**What you need to do**
Below, find the line containing "Write the matplotlib code for this chart." and the line containing "ms=2, transform=ax.transAxes, clip_on=False)"; reproduce exactly those two and every line between them, omitting pictures.

**The records**
· · · · ·

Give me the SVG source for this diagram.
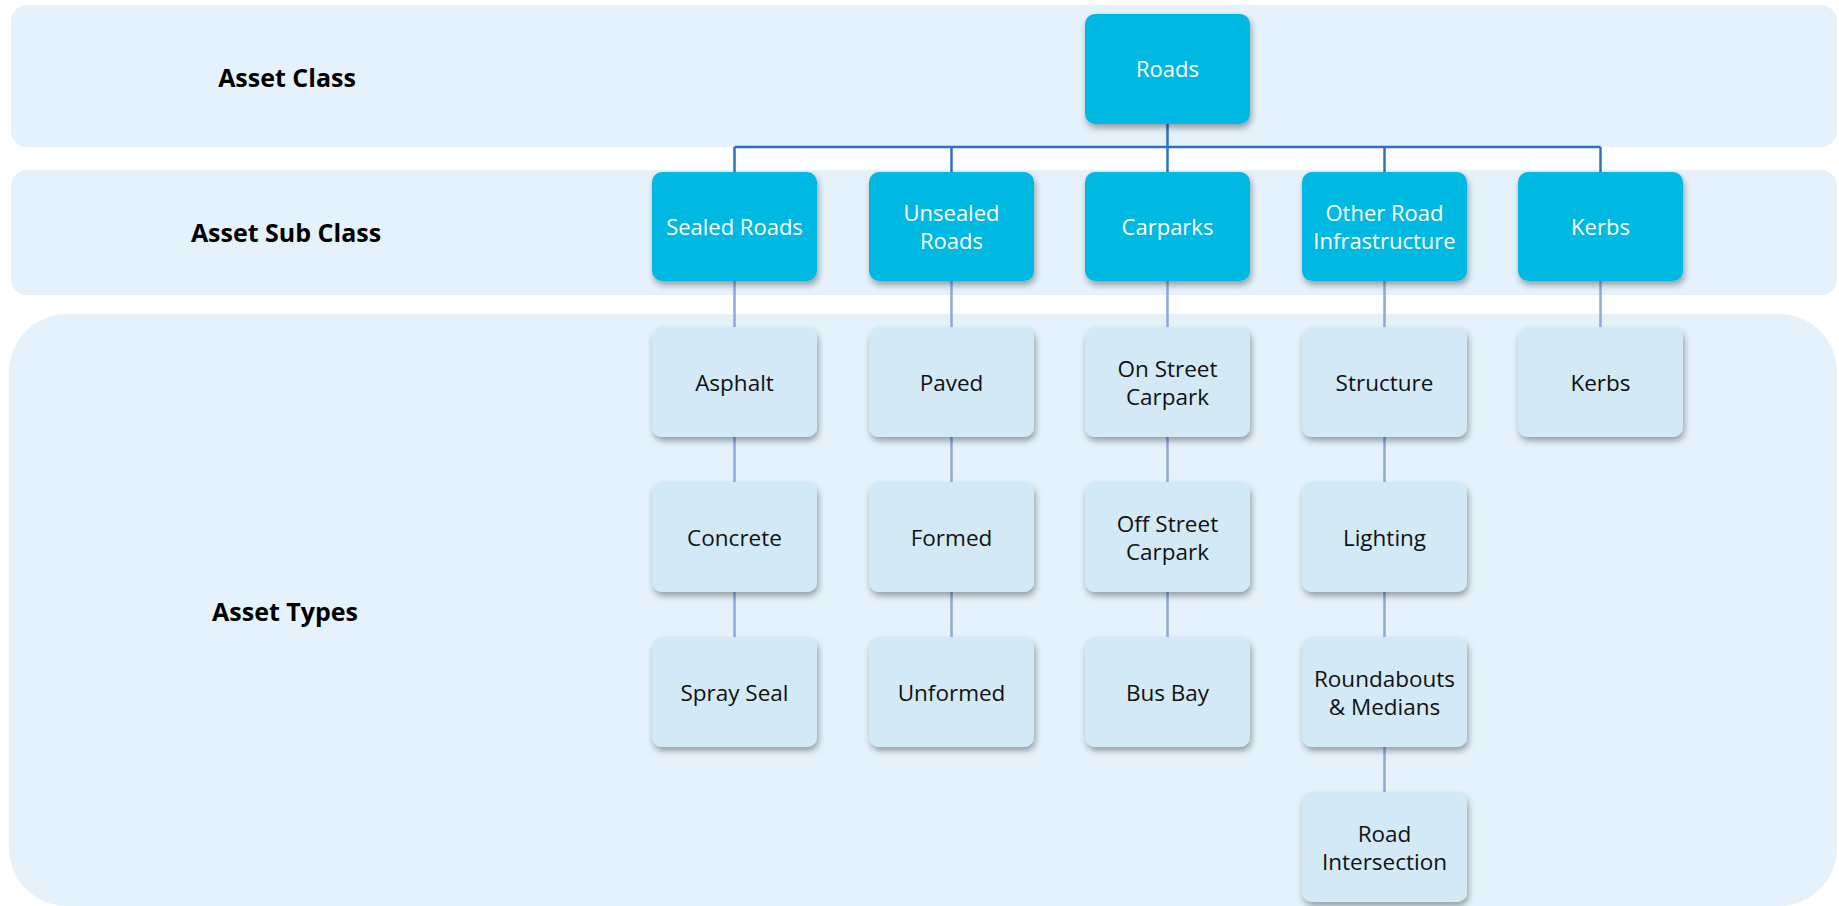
<svg xmlns="http://www.w3.org/2000/svg" width="1839" height="906" viewBox="0 0 1839 906">
<defs>
<filter id="sh" x="-20%" y="-20%" width="140%" height="150%">
<feDropShadow dx="1.5" dy="4" stdDeviation="3" flood-color="#000" flood-opacity="0.35"/>
</filter>
<style>
.band{fill:#E5F2FB}
.lbl{font-family:"Open Sans","Liberation Sans",sans-serif;font-weight:bold;font-size:25px;fill:#000;text-anchor:middle}
.sub rect{fill:#00B9E3;filter:url(#sh)}
.typ rect{fill:#D3E9F5;filter:url(#sh)}
.sub text{font-family:"Open Sans","Liberation Sans",sans-serif;font-size:22px;fill:#fff;text-anchor:middle}
.typ text{font-family:"Open Sans","Liberation Sans",sans-serif;font-size:22.5px;fill:#111;text-anchor:middle}
.bus{stroke:#2E72C8;stroke-width:2.5;fill:none}
.lnk{stroke:#8FA8DE;stroke-width:2.5;fill:none}
</style>
</defs>
<rect width="1839" height="906" fill="#fff"/>
<g id="bands">
<rect class="band" x="11" y="5" width="1826" height="142" rx="16"/>
<rect class="band" x="11" y="170" width="1826" height="125" rx="16"/>
<rect class="band" x="9" y="314" width="1828" height="592" rx="58"/>
</g>
<g id="labels">
<text class="lbl" x="287" y="87">Asset Class</text>
<text class="lbl" x="286" y="242">Asset Sub Class</text>
<text class="lbl" x="285" y="621">Asset Types</text>
</g>
<g id="connectors">
<path class="bus" d="M1167.5 124V147M734.5 147H1600.5M734.5 147V172M951.5 147V172M1167.5 147V172M1384.5 147V172M1600.5 147V172"/>
<path class="lnk" d="M734.5 281V327M734.5 437V482M734.5 592V637"/>
<path class="lnk" d="M951.5 281V327M951.5 437V482M951.5 592V637"/>
<path class="lnk" d="M1167.5 281V327M1167.5 437V482M1167.5 592V637"/>
<path class="lnk" d="M1384.5 281V327M1384.5 437V482M1384.5 592V637M1384.5 747V792"/>
<path class="lnk" d="M1600.5 281V327"/>
</g>
<g id="roads" class="sub"><rect x="1085" y="14" width="165" height="110" rx="10"/><text x="1167.5" y="77">Roads</text></g>
<g id="sealed-roads" class="sub"><rect x="652" y="172" width="165" height="109" rx="10"/><text x="734.5" y="235">Sealed Roads</text></g>
<g id="unsealed-roads" class="sub"><rect x="869" y="172" width="165" height="109" rx="10"/><text x="951.5" y="221">Unsealed</text><text x="951.5" y="249">Roads</text></g>
<g id="carparks" class="sub"><rect x="1085" y="172" width="165" height="109" rx="10"/><text x="1167.5" y="235">Carparks</text></g>
<g id="other-road-infrastructure" class="sub"><rect x="1302" y="172" width="165" height="109" rx="10"/><text x="1384.5" y="221">Other Road</text><text x="1384.5" y="249">Infrastructure</text></g>
<g id="kerbs-sub" class="sub"><rect x="1518" y="172" width="165" height="109" rx="10"/><text x="1600.5" y="235">Kerbs</text></g>
<g id="asphalt" class="typ"><rect x="652" y="327" width="165" height="110" rx="10"/><text x="734.5" y="391">Asphalt</text></g>
<g id="concrete" class="typ"><rect x="652" y="482" width="165" height="110" rx="10"/><text x="734.5" y="546">Concrete</text></g>
<g id="spray-seal" class="typ"><rect x="652" y="637" width="165" height="110" rx="10"/><text x="734.5" y="701">Spray Seal</text></g>
<g id="paved" class="typ"><rect x="869" y="327" width="165" height="110" rx="10"/><text x="951.5" y="391">Paved</text></g>
<g id="formed" class="typ"><rect x="869" y="482" width="165" height="110" rx="10"/><text x="951.5" y="546">Formed</text></g>
<g id="unformed" class="typ"><rect x="869" y="637" width="165" height="110" rx="10"/><text x="951.5" y="701">Unformed</text></g>
<g id="on-street-carpark" class="typ"><rect x="1085" y="327" width="165" height="110" rx="10"/><text x="1167.5" y="377">On Street</text><text x="1167.5" y="405">Carpark</text></g>
<g id="off-street-carpark" class="typ"><rect x="1085" y="482" width="165" height="110" rx="10"/><text x="1167.5" y="532">Off Street</text><text x="1167.5" y="560">Carpark</text></g>
<g id="bus-bay" class="typ"><rect x="1085" y="637" width="165" height="110" rx="10"/><text x="1167.5" y="701">Bus Bay</text></g>
<g id="structure" class="typ"><rect x="1302" y="327" width="165" height="110" rx="10"/><text x="1384.5" y="391">Structure</text></g>
<g id="lighting" class="typ"><rect x="1302" y="482" width="165" height="110" rx="10"/><text x="1384.5" y="546">Lighting</text></g>
<g id="roundabouts-medians" class="typ"><rect x="1302" y="637" width="165" height="110" rx="10"/><text x="1384.5" y="687">Roundabouts</text><text x="1384.5" y="715">&amp; Medians</text></g>
<g id="road-intersection" class="typ"><rect x="1302" y="792" width="165" height="110" rx="10"/><text x="1384.5" y="842">Road</text><text x="1384.5" y="870">Intersection</text></g>
<g id="kerbs-type" class="typ"><rect x="1518" y="327" width="165" height="110" rx="10"/><text x="1600.5" y="391">Kerbs</text></g>
</svg>
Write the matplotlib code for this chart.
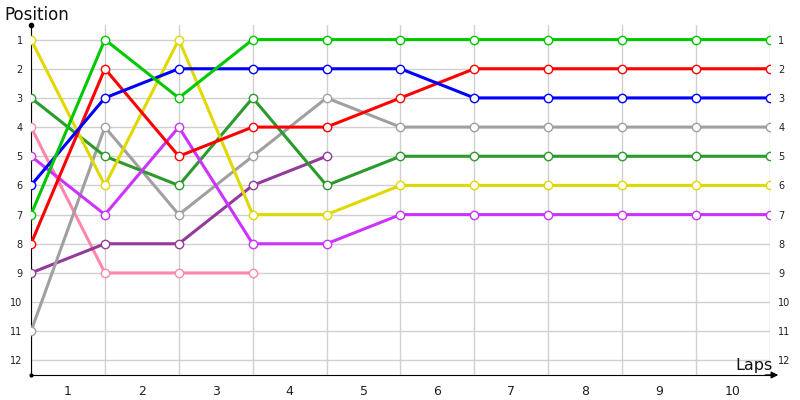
import matplotlib
matplotlib.use("Agg")
import matplotlib.pyplot as plt

laps = list(range(1, 11))
positions = list(range(1, 13))

# position of each driver at each lap boundary (start, after lap 1, ...)
bright_green = [7, 1, 3, 1, 1, 1, 1, 1, 1, 1, 1]
red = [8, 2, 5, 4, 4, 3, 2, 2, 2, 2, 2]
blue = [6, 3, 2, 2, 2, 2, 3, 3, 3, 3, 3]
gray = [11, 4, 7, 5, 3, 4, 4, 4, 4, 4, 4]
dark_green = [3, 5, 6, 3, 6, 5, 5, 5, 5, 5, 5]
yellow = [1, 6, 1, 7, 7, 6, 6, 6, 6, 6, 6]
magenta = [5, 7, 4, 8, 8, 7, 7, 7, 7, 7, 7]
purple = [9, 8, 8, 6, 5]
pink = [4, 9, 9, 9]

series = [
    (pink, '#ff88aa'),
    (purple, '#933a9a'),
    (gray, '#a0a0a0'),
    (dark_green, '#2a9a2a'),
    (magenta, '#cc33ff'),
    (yellow, '#e0d800'),
    (red, '#ff0000'),
    (blue, '#0000ff'),
    (bright_green, '#00c800'),
]

fig = plt.figure(figsize=(8, 4), dpi=100)
ax = fig.add_axes([0.03875, 0.0625, 0.92375, 0.875])

for vals, col in series:
    ax.plot(range(len(vals)), vals, '-', color=col, lw=2.2,
            marker='o', ms=6, mfc='white', mec=col, mew=1.0, zorder=3)

ax.set_xlim(0, 10)
ax.set_ylim(12.5, 0.5)

ax.set_xticks(range(0, 11))
ax.set_xticklabels([])
ax.set_xticks([l - 0.5 for l in laps], minor=True)
ax.set_xticklabels([str(l) for l in laps], minor=True, fontsize=9, color='#202020')
ax.tick_params(axis='x', which='both', length=0, pad=7)

ax.set_yticks(positions)
ax.set_yticklabels([str(p) for p in positions], fontsize=7, color='#202020')
ax.tick_params(axis='y', length=0, pad=6, labelright=True, left=True, right=False)

ax.grid(True, which='major', color='#d0d0d0', lw=1)
ax.set_axisbelow(True)

for s in ['top', 'right']:
    ax.spines[s].set_visible(False)
ax.spines['left'].set_color('black')
ax.spines['bottom'].set_color('black')

# arrow at end of x axis, dot at top of y axis
ax.annotate('', xy=(1.015, 0), xytext=(0.99, 0), xycoords='axes fraction',
            arrowprops=dict(arrowstyle='-|>', color='black', lw=1, mutation_scale=10),
            annotation_clip=False)
ax.plot([0], [1], 'o', color='black', ms=3, transform=ax.transAxes, clip_on=False)
ax.plot([0], [0], 'o', color='black', ms=2, transform=ax.transAxes, clip_on=False)

fig.text(0.006, 0.962, 'Position', fontsize=12, color='#101010', va='center', ha='left')
fig.text(0.966, 0.087, 'Laps', fontsize=11.5, color='#101010', va='center', ha='right')

fig.savefig('out.png', dpi=100)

· · · · ·

**Exercise output**
Write the matplotlib code for this chart.
import matplotlib
matplotlib.use("Agg")
import matplotlib.pyplot as plt

laps = list(range(1, 11))
positions = list(range(1, 13))

# position of each driver at each lap boundary (start, after lap 1, ...)
bright_green = [7, 1, 3, 1, 1, 1, 1, 1, 1, 1, 1]
red = [8, 2, 5, 4, 4, 3, 2, 2, 2, 2, 2]
blue = [6, 3, 2, 2, 2, 2, 3, 3, 3, 3, 3]
gray = [11, 4, 7, 5, 3, 4, 4, 4, 4, 4, 4]
dark_green = [3, 5, 6, 3, 6, 5, 5, 5, 5, 5, 5]
yellow = [1, 6, 1, 7, 7, 6, 6, 6, 6, 6, 6]
magenta = [5, 7, 4, 8, 8, 7, 7, 7, 7, 7, 7]
purple = [9, 8, 8, 6, 5]
pink = [4, 9, 9, 9]

series = [
    (pink, '#ff88aa'),
    (purple, '#933a9a'),
    (gray, '#a0a0a0'),
    (dark_green, '#2a9a2a'),
    (magenta, '#cc33ff'),
    (yellow, '#e0d800'),
    (red, '#ff0000'),
    (blue, '#0000ff'),
    (bright_green, '#00c800'),
]

fig = plt.figure(figsize=(8, 4), dpi=100)
ax = fig.add_axes([0.03875, 0.0625, 0.92375, 0.875])

for vals, col in series:
    ax.plot(range(len(vals)), vals, '-', color=col, lw=2.2,
            marker='o', ms=6, mfc='white', mec=col, mew=1.0, zorder=3)

ax.set_xlim(0, 10)
ax.set_ylim(12.5, 0.5)

ax.set_xticks(range(0, 11))
ax.set_xticklabels([])
ax.set_xticks([l - 0.5 for l in laps], minor=True)
ax.set_xticklabels([str(l) for l in laps], minor=True, fontsize=9, color='#202020')
ax.tick_params(axis='x', which='both', length=0, pad=7)

ax.set_yticks(positions)
ax.set_yticklabels([str(p) for p in positions], fontsize=7, color='#202020')
ax.tick_params(axis='y', length=0, pad=6, labelright=True, left=True, right=False)

ax.grid(True, which='major', color='#d0d0d0', lw=1)
ax.set_axisbelow(True)

for s in ['top', 'right']:
    ax.spines[s].set_visible(False)
ax.spines['left'].set_color('black')
ax.spines['bottom'].set_color('black')

# arrow at end of x axis, dot at top of y axis
ax.annotate('', xy=(1.015, 0), xytext=(0.99, 0), xycoords='axes fraction',
            arrowprops=dict(arrowstyle='-|>', color='black', lw=1, mutation_scale=10),
            annotation_clip=False)
ax.plot([0], [1], 'o', color='black', ms=3, transform=ax.transAxes, clip_on=False)
ax.plot([0], [0], 'o', color='black', ms=2, transform=ax.transAxes, clip_on=False)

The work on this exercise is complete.